WARNING: Everything in California May Cause Cancer.
That is the likely conclusion if one were to believe every Proposition 65 warning they encounter. So ubiquitous are Prop. 65 warnings that they seamlessly blend into the California landscape.
From mall entrances to just about every conceivable consumer product, Californians are bombarded with Prop. 65 warnings to the point that it is hard to know what is not known to the state of California to cause cancer or reproductive harm.
Clearly, there are too many Prop. 65 warnings and consumers are by and large viewing them as simply “white noise.”
The agency responsible for promulgating the regulations, the Office of Environmental Health Hazard Assessment (OEHHA), agrees there is an overwarning problem.
Unfortunately, OEHHA’s proposed regulatory changes are unlikely to reduce the number of warnings and will have negative unintended consequences for businesses.
The California Chamber of Commerce is co-leading a coalition to highlight the problems with the proposed changes to the warning requirements.

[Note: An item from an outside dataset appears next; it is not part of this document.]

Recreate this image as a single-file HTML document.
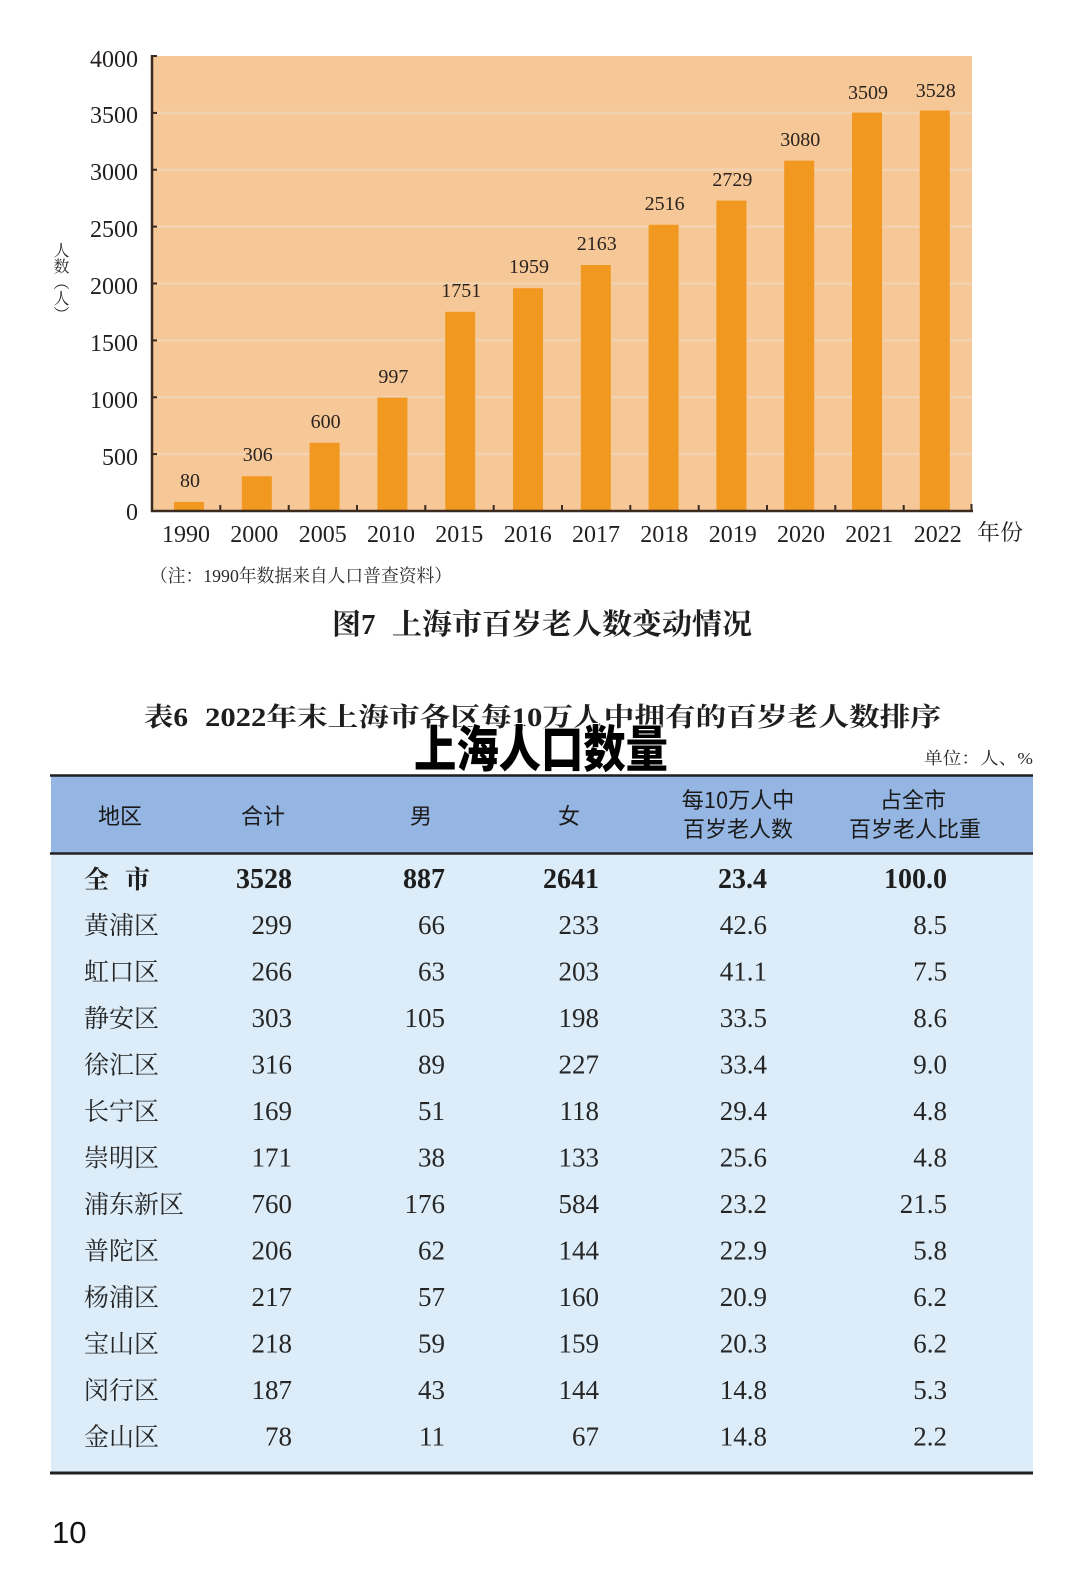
<!DOCTYPE html>
<html>
<head>
<meta charset="utf-8">
<style>
  html,body{margin:0;padding:0;background:#ffffff;}
  body{width:1080px;height:1576px;position:relative;overflow:hidden;}
  svg{position:absolute;left:0;top:0;}
  .ylab{position:absolute;left:51px;top:242px;writing-mode:vertical-rl;font-family:"Liberation Serif","Noto Serif CJK SC",serif;font-size:16px;line-height:17px;color:#2a2a2a;letter-spacing:0px;}
</style>
</head>
<body>
<svg width="1080" height="1576" viewBox="0 0 1080 1576" xmlns="http://www.w3.org/2000/svg">
  <rect x="152" y="56" width="820" height="455" fill="#f7c897"/>
  <g stroke="#f2d2b0" stroke-width="2.5">
    <line x1="154" x2="972" y1="454.1" y2="454.1"/>
    <line x1="154" x2="972" y1="397.25" y2="397.25"/>
    <line x1="154" x2="972" y1="340.4" y2="340.4"/>
    <line x1="154" x2="972" y1="283.5" y2="283.5"/>
    <line x1="154" x2="972" y1="226.6" y2="226.6"/>
    <line x1="154" x2="972" y1="169.75" y2="169.75"/>
    <line x1="154" x2="972" y1="112.9" y2="112.9"/>
  </g>
  <g fill="#f0981f">
    <rect x="174" y="501.9" width="30" height="9.1"/>
    <rect x="241.8" y="476.2" width="30" height="34.8"/>
    <rect x="309.6" y="442.75" width="30" height="68.25"/>
    <rect x="377.4" y="397.6" width="30" height="113.4"/>
    <rect x="445.2" y="311.8" width="30" height="199.2"/>
    <rect x="513" y="288.2" width="30" height="222.8"/>
    <rect x="580.8" y="265" width="30" height="246"/>
    <rect x="648.6" y="224.8" width="30" height="286.2"/>
    <rect x="716.4" y="200.6" width="30" height="310.4"/>
    <rect x="784.2" y="160.65" width="30" height="350.35"/>
    <rect x="852" y="112.5" width="30" height="398.5"/>
    <rect x="919.8" y="110.5" width="30" height="400.5"/>
  </g>
  <g font-family="Liberation Serif, serif" font-size="20" fill="#2a2320" text-anchor="middle">
    <text x="190" y="487">80</text>
    <text x="257.8" y="461">306</text>
    <text x="325.6" y="428">600</text>
    <text x="393.4" y="383">997</text>
    <text x="461.2" y="297">1751</text>
    <text x="529" y="273">1959</text>
    <text x="596.8" y="250">2163</text>
    <text x="664.6" y="210">2516</text>
    <text x="732.4" y="186">2729</text>
    <text x="800.2" y="146">3080</text>
    <text x="868" y="99">3509</text>
    <text x="935.8" y="97">3528</text>
  </g>
  <g stroke="#3a2a1f" stroke-width="2.5" fill="none">
    <line x1="152" y1="55" x2="152" y2="512"/>
    <line x1="151" y1="511" x2="973" y2="511"/>
  </g>
  <g stroke="#3a2a1f" stroke-width="2">
    <line x1="152" x2="157" y1="56" y2="56"/>
    <line x1="152" x2="157" y1="112.9" y2="112.9"/>
    <line x1="152" x2="157" y1="169.75" y2="169.75"/>
    <line x1="152" x2="157" y1="226.6" y2="226.6"/>
    <line x1="152" x2="157" y1="283.5" y2="283.5"/>
    <line x1="152" x2="157" y1="340.4" y2="340.4"/>
    <line x1="152" x2="157" y1="397.25" y2="397.25"/>
    <line x1="152" x2="157" y1="454.1" y2="454.1"/>
    <line x1="220.3" x2="220.3" y1="505" y2="511"/>
    <line x1="288.7" x2="288.7" y1="505" y2="511"/>
    <line x1="357" x2="357" y1="505" y2="511"/>
    <line x1="425.3" x2="425.3" y1="505" y2="511"/>
    <line x1="493.7" x2="493.7" y1="505" y2="511"/>
    <line x1="562" x2="562" y1="505" y2="511"/>
    <line x1="630.3" x2="630.3" y1="505" y2="511"/>
    <line x1="698.7" x2="698.7" y1="505" y2="511"/>
    <line x1="767" x2="767" y1="505" y2="511"/>
    <line x1="835.3" x2="835.3" y1="505" y2="511"/>
    <line x1="903.7" x2="903.7" y1="505" y2="511"/>
    <line x1="971.5" x2="971.5" y1="504" y2="511"/>
  </g>
  <g font-family="Liberation Serif, serif" font-size="24" fill="#231f20" text-anchor="end">
    <text x="138" y="67">4000</text>
    <text x="138" y="123">3500</text>
    <text x="138" y="180">3000</text>
    <text x="138" y="237">2500</text>
    <text x="138" y="294">2000</text>
    <text x="138" y="351">1500</text>
    <text x="138" y="408">1000</text>
    <text x="138" y="465">500</text>
    <text x="138" y="520">0</text>
  </g>
  <g font-family="Liberation Serif, serif" font-size="24" fill="#231f20" text-anchor="middle">
    <text x="186" y="542">1990</text>
    <text x="254.3" y="542">2000</text>
    <text x="322.7" y="542">2005</text>
    <text x="391" y="542">2010</text>
    <text x="459.3" y="542">2015</text>
    <text x="527.7" y="542">2016</text>
    <text x="596" y="542">2017</text>
    <text x="664.3" y="542">2018</text>
    <text x="732.7" y="542">2019</text>
    <text x="801" y="542">2020</text>
    <text x="869.3" y="542">2021</text>
    <text x="937.7" y="542">2022</text>
  </g>
  <text x="977" y="540" font-family="Liberation Serif, 'Noto Serif CJK SC', serif" font-size="22" fill="#231f20" textLength="46" lengthAdjust="spacingAndGlyphs">年份</text>
  <text x="150" y="582" font-family="Liberation Serif, 'Noto Serif CJK SC', serif" font-size="18" fill="#2a2a2a" textLength="302" lengthAdjust="spacingAndGlyphs">（注：1990年数据来自人口普查资料）</text>
  <text y="634" font-family="Liberation Serif, 'Noto Serif CJK SC', serif" font-size="29" font-weight="bold" fill="#1e1e1e"><tspan x="332">图7</tspan><tspan x="392" textLength="360" lengthAdjust="spacingAndGlyphs">上海市百岁老人数变动情况</tspan></text>

  <text y="726" font-family="Liberation Serif, 'Noto Serif CJK SC', serif" font-size="26" font-weight="bold" fill="#1e1e1e"><tspan x="144" textLength="44" lengthAdjust="spacingAndGlyphs">表6</tspan><tspan x="205" textLength="736" lengthAdjust="spacingAndGlyphs">2022年末上海市各区每10万人中拥有的百岁老人数排序</tspan></text>
  <text x="414" y="767" font-family="'Noto Sans CJK SC', 'WenQuanYi Zen Hei', sans-serif" font-size="50" font-weight="900" fill="#000" stroke="#ffffff" stroke-width="2" paint-order="stroke" textLength="254" lengthAdjust="spacingAndGlyphs">上海人口数量</text>
  <text x="924" y="764" font-family="Liberation Serif, 'Noto Serif CJK SC', serif" font-size="17" fill="#2a2a2a" textLength="109" lengthAdjust="spacingAndGlyphs">单位：人、%</text>

  <rect x="51" y="776" width="982" height="77" fill="#95b6e2"/>
  <rect x="51" y="855" width="982" height="617" fill="#dcedf9"/>
  <g stroke="#1f1f24">
    <line x1="50" x2="1033" y1="775.5" y2="775.5" stroke-width="2.5"/>
    <line x1="50" x2="1033" y1="853.5" y2="853.5" stroke-width="2.5"/>
    <line x1="50" x2="1033" y1="1473" y2="1473" stroke-width="3"/>
  </g>
  <g font-family="'Noto Sans CJK SC', 'Liberation Sans', sans-serif" font-size="22" fill="#1a1a1a" text-anchor="middle">
    <text x="120" y="824">地区</text>
    <text x="263" y="824">合计</text>
    <text x="421" y="824">男</text>
    <text x="569" y="824">女</text>
    <text x="738" y="808">每10万人中</text>
    <text x="738" y="837">百岁老人数</text>
    <text x="913" y="808">占全市</text>
    <text x="915" y="837">百岁老人比重</text>
  </g>
  <g font-family="Liberation Serif, 'Noto Serif CJK SC', serif" font-weight="bold" fill="#1e1e1e">
    <text x="84" y="888" font-size="25">全</text>
    <text x="125" y="888" font-size="25">市</text>
  </g>
  <g font-family="Liberation Serif, serif" font-weight="bold" font-size="28" fill="#1e1e1e" text-anchor="end">
    <text x="292" y="888">3528</text>
    <text x="445" y="888">887</text>
    <text x="599" y="888">2641</text>
    <text x="767" y="888">23.4</text>
    <text x="947" y="888">100.0</text>
  </g>
  <g font-family="'Noto Serif CJK SC', 'Liberation Serif', serif" font-size="25" fill="#262626">
    <text x="84" y="934">黄浦区</text>
    <text x="84" y="980.5">虹口区</text>
    <text x="84" y="1027">静安区</text>
    <text x="84" y="1073.5">徐汇区</text>
    <text x="84" y="1120">长宁区</text>
    <text x="84" y="1166.5">崇明区</text>
    <text x="84" y="1213">浦东新区</text>
    <text x="84" y="1259.5">普陀区</text>
    <text x="84" y="1306">杨浦区</text>
    <text x="84" y="1352.5">宝山区</text>
    <text x="84" y="1399">闵行区</text>
    <text x="84" y="1445.5">金山区</text>
  </g>
  <g font-family="Liberation Serif, serif" font-size="27" fill="#262626" text-anchor="end">
    <text x="292" y="934">299</text><text x="445" y="934">66</text><text x="599" y="934">233</text><text x="767" y="934">42.6</text><text x="947" y="934">8.5</text>
    <text x="292" y="980.5">266</text><text x="445" y="980.5">63</text><text x="599" y="980.5">203</text><text x="767" y="980.5">41.1</text><text x="947" y="980.5">7.5</text>
    <text x="292" y="1027">303</text><text x="445" y="1027">105</text><text x="599" y="1027">198</text><text x="767" y="1027">33.5</text><text x="947" y="1027">8.6</text>
    <text x="292" y="1073.5">316</text><text x="445" y="1073.5">89</text><text x="599" y="1073.5">227</text><text x="767" y="1073.5">33.4</text><text x="947" y="1073.5">9.0</text>
    <text x="292" y="1120">169</text><text x="445" y="1120">51</text><text x="599" y="1120">118</text><text x="767" y="1120">29.4</text><text x="947" y="1120">4.8</text>
    <text x="292" y="1166.5">171</text><text x="445" y="1166.5">38</text><text x="599" y="1166.5">133</text><text x="767" y="1166.5">25.6</text><text x="947" y="1166.5">4.8</text>
    <text x="292" y="1213">760</text><text x="445" y="1213">176</text><text x="599" y="1213">584</text><text x="767" y="1213">23.2</text><text x="947" y="1213">21.5</text>
    <text x="292" y="1259.5">206</text><text x="445" y="1259.5">62</text><text x="599" y="1259.5">144</text><text x="767" y="1259.5">22.9</text><text x="947" y="1259.5">5.8</text>
    <text x="292" y="1306">217</text><text x="445" y="1306">57</text><text x="599" y="1306">160</text><text x="767" y="1306">20.9</text><text x="947" y="1306">6.2</text>
    <text x="292" y="1352.5">218</text><text x="445" y="1352.5">59</text><text x="599" y="1352.5">159</text><text x="767" y="1352.5">20.3</text><text x="947" y="1352.5">6.2</text>
    <text x="292" y="1399">187</text><text x="445" y="1399">43</text><text x="599" y="1399">144</text><text x="767" y="1399">14.8</text><text x="947" y="1399">5.3</text>
    <text x="292" y="1445.5">78</text><text x="445" y="1445.5">11</text><text x="599" y="1445.5">67</text><text x="767" y="1445.5">14.8</text><text x="947" y="1445.5">2.2</text>
  </g>
  <text x="52" y="1543" font-family="Liberation Sans, sans-serif" font-size="31" fill="#111">10</text>
</svg>
<div class="ylab">人数（人）</div>
</body>
</html>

Companies warn under Prop. 65 because not doing so brings substantial liability, even if the exposure to a Prop. 65-listed chemical is de minimis. Rarely does defending even a frivolous lawsuit make economic sense when settling with bounty hunters is often cheaper and speedier.
Private enforcers alleging exposure to a Prop. 65-listed chemical need only to demonstrate the presence of the Prop. 65-listed chemical and include a certificate of merit. It is the business that carries the heavy burden of proving that the exposure is below the Safe Harbor Level, a highly technical and often difficult to prove analysis that rarely justifies the high cost.
Since 2010, businesses have opted to settle more than $185 million in Prop. 65 lawsuits. Even during a global pandemic, Prop. 65 enforcement attorneys have secured more than $1.1 million in fees just 30 days into 2021.
Shakedown lawsuits will inevitably continue, and companies will inevitably continue warning to reduce liability. OEHHA will not address the overwarning problem and restore meaning to Prop. 65 warnings with its proposed changes to the short form warning requirements. The proposed changes will simply result in companies spending millions more dollars to redo their warning labels, again.
Increased Costs, Liability
Proposed Change to Safe Harbor Warning Requirements Will Raise Costs on California Businesses.
OEHHA’s proposed changes to the Prop. 65 warning requirements come just two years after companies spent millions of dollars overhauling their Prop. 65 warning programs to comply with the August 30, 2018 enforcement deadline.
OEHHA provided companies with two safe harbor warning options, one of which was the short form warning allowed if the company placed the Prop. 65 warning label directly on the actual product (as opposed to the store shelf, as one example).
Companies relied on and spent millions complying with the plain language of the regulations and the agency’s written feedback to the regulated community about sizing requirements, language and placement of the warnings.
Now, two years later, OEHHA justifies these proposed changes as a way to reduce the number of warnings in the marketplace. Unfortunately, these proposed regulations will do little to meaningfully address the Prop. 65 overwarning problem because they incorrectly assume companies are overwarning because the agency provided a shorter Prop. 65 warning label option.
Changing Prop. 65 warning label programs, again, will result in additional financial impacts, confusion and legal liability for businesses at a time when they can least afford it.